The 41-year-old music director began his journey in Lyon, France, as a violinist. While pursuing a performance degree in Montreal, he sparked to playing the orchestra instead and altered course. He studied conducting in London, then under the likes of Seiji Ozawa and James Levine. He was appointed assistant conductor of the Boston Symphony in 2004 and was soon guest gigging in New York and Chicago.

He took the baton of music director in Seattle in 2011 — a post he’s set to remain in through 2019 — from 26-year veteran Gerard Schwarz and simultaneously served as chief conductor of La Monnaie from 2012 to ’14. (He parted ways with the Brussels opera company last December over differences of “artistic vision” that arose during an X-rated staging of Don Giovanni.)

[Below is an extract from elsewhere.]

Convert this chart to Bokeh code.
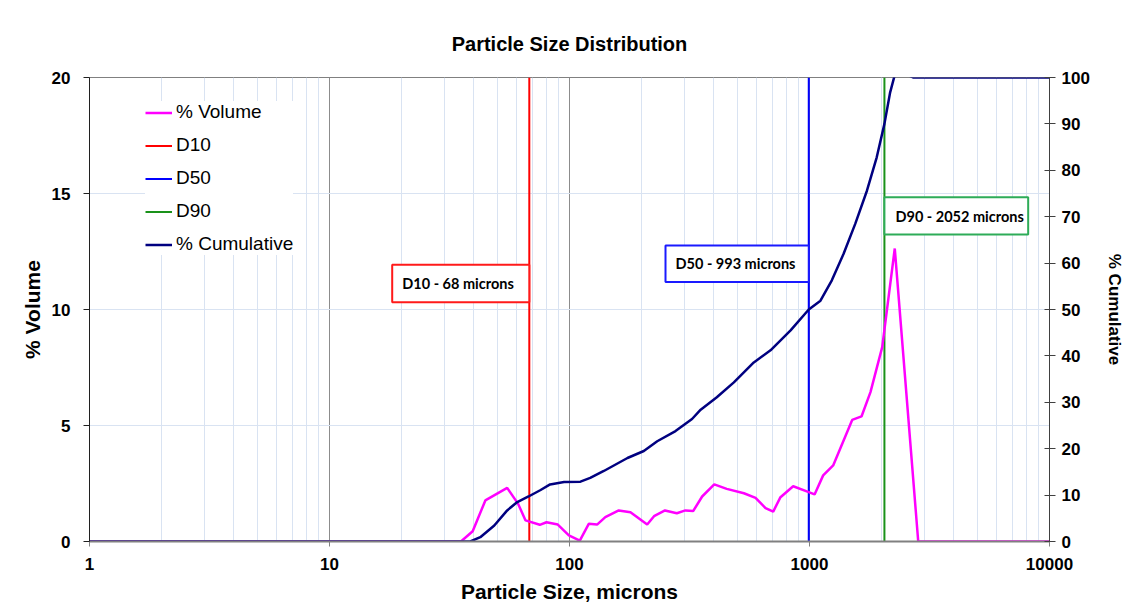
from bokeh.plotting import figure
from bokeh.models import (Range1d, LinearAxis, FixedTicker, Legend, LegendItem,
                          CustomJSTickFormatter)
from bokeh.embed import file_html
from bokeh.resources import INLINE
from bokeh.core.properties import value

# ---------------- data ----------------
size_vol = [1, 35.3, 39.5, 44.6, 55.0, 61.1, 65.6, 75.2, 80.2, 89.4, 99.4, 110.4,
            120.3, 130.3, 141, 160.4, 179.5, 210.7, 225, 250, 280, 304, 327.5, 357,
            401, 452, 533, 596, 656, 706, 757, 855, 993, 1050, 1140, 1255, 1506,
            1647, 1795, 2009, 2266, 2838, 10000]
pct_vol = [0, 0, 0.44, 1.77, 2.31, 1.62, 0.91, 0.72, 0.83, 0.73, 0.26, 0.04,
           0.76, 0.73, 1.05, 1.34, 1.26, 0.73, 1.09, 1.34, 1.22, 1.34, 1.31, 1.94,
           2.46, 2.27, 2.08, 1.88, 1.44, 1.29, 1.91, 2.38, 2.13, 2.03, 2.85, 3.28, 5.24,
           5.39, 6.44, 8.38, 12.63, 0, 0]

size_cum = [1, 38.6, 42.5, 48.6, 55.0, 60.6, 67.5, 75.8, 83.0, 94.9, 111.1, 122,
            139, 174.4, 204, 232, 276.5, 324, 352, 411, 484, 586, 688, 834, 993,
            1111, 1239, 1387, 1552, 1735, 1906, 2052, 2168, 2262, 2500, 2713, 10000]
pct_cum = [0, 0, 0.93, 3.45, 6.7, 8.5, 9.7, 11.1, 12.3, 12.8, 12.9, 13.7,
           15.2, 18.0, 19.5, 21.6, 23.8, 26.4, 28.4, 31.1, 34.3, 38.6, 41.2, 45.5, 50.0,
           51.9, 56.3, 62.0, 68.5, 75.6, 82.8, 90.0, 96.8, 100.4, 100.8, 100.0, 100.0]

d_names = ["D10", "D50", "D90"]
d_values = [68, 993, 2052]
d_labels = ["D10 - 68 microns", "D50 - 993 microns", "D90 - 2052 microns"]

x_ticks = [1, 10, 100, 1000, 10000]
y_ticks = [0, 5, 10, 15, 20]
cum_ticks = [0, 10, 20, 30, 40, 50, 60, 70, 80, 90, 100]

# ---------------- styles / layout ----------------
PINK = "#ff00ff"
NAVY = "#000080"
D_LINE_COLORS = ["#ff0000", "#0000ff", "#1a921a"]
D_BOX_COLORS = ["#ff1a1a", "#1a1aff", "#2eac58"]
MINOR_GRID = "#d9e3f2"
MAJOR_GRID = "#8c8c8c"
FONT = "Liberation Sans"

# annotation boxes (data coordinates)
box_left = [18.25, 251.2, 2052]
box_right = [68, 993, 8150]
box_bottom = [10.31, 11.18, 13.23]
box_top = [11.93, 12.76, 14.84]
text_x = [20.1, 276.5, 2281]
text_y = [11.12, 11.97, 14.03]

p = figure(x_axis_type="log", x_range=Range1d(1, 10000), y_range=Range1d(0, 20),
           frame_width=960, frame_height=464,
           min_border_left=89, min_border_right=74, min_border_top=77, min_border_bottom=62,
           output_backend="svg", toolbar_location=None,
           background_fill_color="white", border_fill_color="white")

p.extra_y_ranges = {"cum": Range1d(0, 100)}

# title
p.title.text = "Particle Size Distribution"
p.title.align = "center"
p.title.text_font = FONT
p.title.text_font_size = "20px"
p.title.text_font_style = "bold"
p.title.text_color = "black"
p.title.standoff = 45

# x axis
minor = [k * 10 ** d for d in range(0, 4) for k in range(2, 10)]
xt = FixedTicker(ticks=x_ticks, minor_ticks=minor)
p.xaxis.ticker = xt
p.xgrid.ticker = xt
p.xaxis.formatter = CustomJSTickFormatter(code="return String(Math.round(tick));")
p.xaxis.axis_label = "Particle Size, microns"
p.xaxis.axis_label_text_font = FONT
p.xaxis.axis_label_text_font_size = "21px"
p.xaxis.axis_label_text_font_style = "bold"
p.xaxis.axis_label_text_color = "black"
p.xaxis.axis_label_standoff = 7
p.xaxis.major_label_text_font = FONT
p.xaxis.major_label_text_font_size = "17px"
p.xaxis.major_label_text_font_style = "bold"
p.xaxis.major_label_text_color = "black"
p.xaxis.major_label_standoff = 11
p.xaxis.major_tick_out = 5
p.xaxis.major_tick_in = 0
p.xaxis.minor_tick_line_color = None
p.xaxis.axis_line_color = "#808080"
p.xaxis.axis_line_width = 2
p.xaxis.major_tick_line_color = "#808080"

# left axis
yt = FixedTicker(ticks=y_ticks)
p.yaxis.ticker = yt
p.ygrid.ticker = yt
p.yaxis.axis_label = "% Volume"
p.yaxis.axis_label_text_font = FONT
p.yaxis.axis_label_text_font_size = "21px"
p.yaxis.axis_label_text_font_style = "bold"
p.yaxis.axis_label_text_color = "black"
p.yaxis.axis_label_standoff = 5
p.yaxis.major_label_text_font = FONT
p.yaxis.major_label_text_font_size = "17px"
p.yaxis.major_label_text_font_style = "bold"
p.yaxis.major_label_text_color = "black"
p.yaxis.major_label_standoff = 13
p.yaxis.major_tick_out = 6
p.yaxis.major_tick_in = 0
p.yaxis.minor_tick_line_color = None
p.yaxis.axis_line_color = "#202020"
p.yaxis.major_tick_line_color = "#202020"

# right axis
ra = LinearAxis(y_range_name="cum", ticker=FixedTicker(ticks=cum_ticks))
ra.axis_label = "% Cumulative"
ra.axis_label_text_font = FONT
ra.axis_label_text_font_size = "17px"
ra.axis_label_text_font_style = "bold"
ra.axis_label_text_color = "black"
ra.axis_label_standoff = 12
ra.major_label_text_font = FONT
ra.major_label_text_font_size = "17px"
ra.major_label_text_font_style = "bold"
ra.major_label_text_color = "black"
ra.major_label_standoff = 6
ra.major_tick_out = 6
ra.major_tick_in = 5
ra.minor_tick_line_color = None
ra.axis_line_color = "#404040"
ra.major_tick_line_color = "#404040"
p.add_layout(ra, "right")

# grids
p.xgrid.grid_line_color = MAJOR_GRID
p.xgrid.minor_grid_line_color = MINOR_GRID
p.ygrid.grid_line_color = MINOR_GRID
p.outline_line_color = "#808080"
p.outline_line_width = 1

# D lines
d_renderers = []
for dv, col in zip(d_values, D_LINE_COLORS):
    r = p.line([dv, dv], [0, 20], line_color=col, line_width=2)
    d_renderers.append(r)

# annotation boxes
p.quad(left=box_left, right=box_right, bottom=box_bottom, top=box_top,
       fill_color="white", line_color=D_BOX_COLORS, line_width=2)
p.text(x=text_x, y=text_y, text=d_labels, text_font=value("Lato"),
       text_font_style="bold", text_font_size="14.5px", text_color="black",
       text_align="left", text_baseline="middle")

# curves
r_vol = p.line(size_vol, pct_vol, line_color=PINK, line_width=2.5)
r_cum = p.line(size_cum, pct_cum, line_color=NAVY, line_width=2.5, y_range_name="cum")

legend = Legend(items=[
    LegendItem(label="% Volume", renderers=[r_vol]),
    LegendItem(label=d_names[0], renderers=[d_renderers[0]]),
    LegendItem(label=d_names[1], renderers=[d_renderers[1]]),
    LegendItem(label=d_names[2], renderers=[d_renderers[2]]),
    LegendItem(label="% Cumulative", renderers=[r_cum]),
], location=(56, 286))
legend.label_text_font = FONT
legend.label_text_font_size = "19px"
legend.label_text_color = "black"
legend.glyph_width = 27
legend.glyph_height = 21
legend.label_height = 21
legend.label_standoff = 4
legend.spacing = 11
legend.padding = 8
legend.margin = 0
legend.border_line_color = None
legend.background_fill_color = "white"
legend.background_fill_alpha = 1.0
p.add_layout(legend)

open("out.html", "w").write(file_html(p, INLINE))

The shakeup in Seattle has been “more of a gradual evolution than a sudden shift,” says Bargreen. Which comes back to balance.

“I always would like to do it more aggressively,” Morlot says of introducing new music into the city’s bloodstream. “As an artist you just want to be able to do it week after week. So to find the right balance has been the challenge.”

He is relentlessly optimistic about symphonic music. “The orchestra is the heartbeat of the city, so you cannot just let that go. It’s just a matter of what pace you set for the city you live in. And the pace might be 35 beats a minute, or 180. But a city cannot live without that heartbeat.”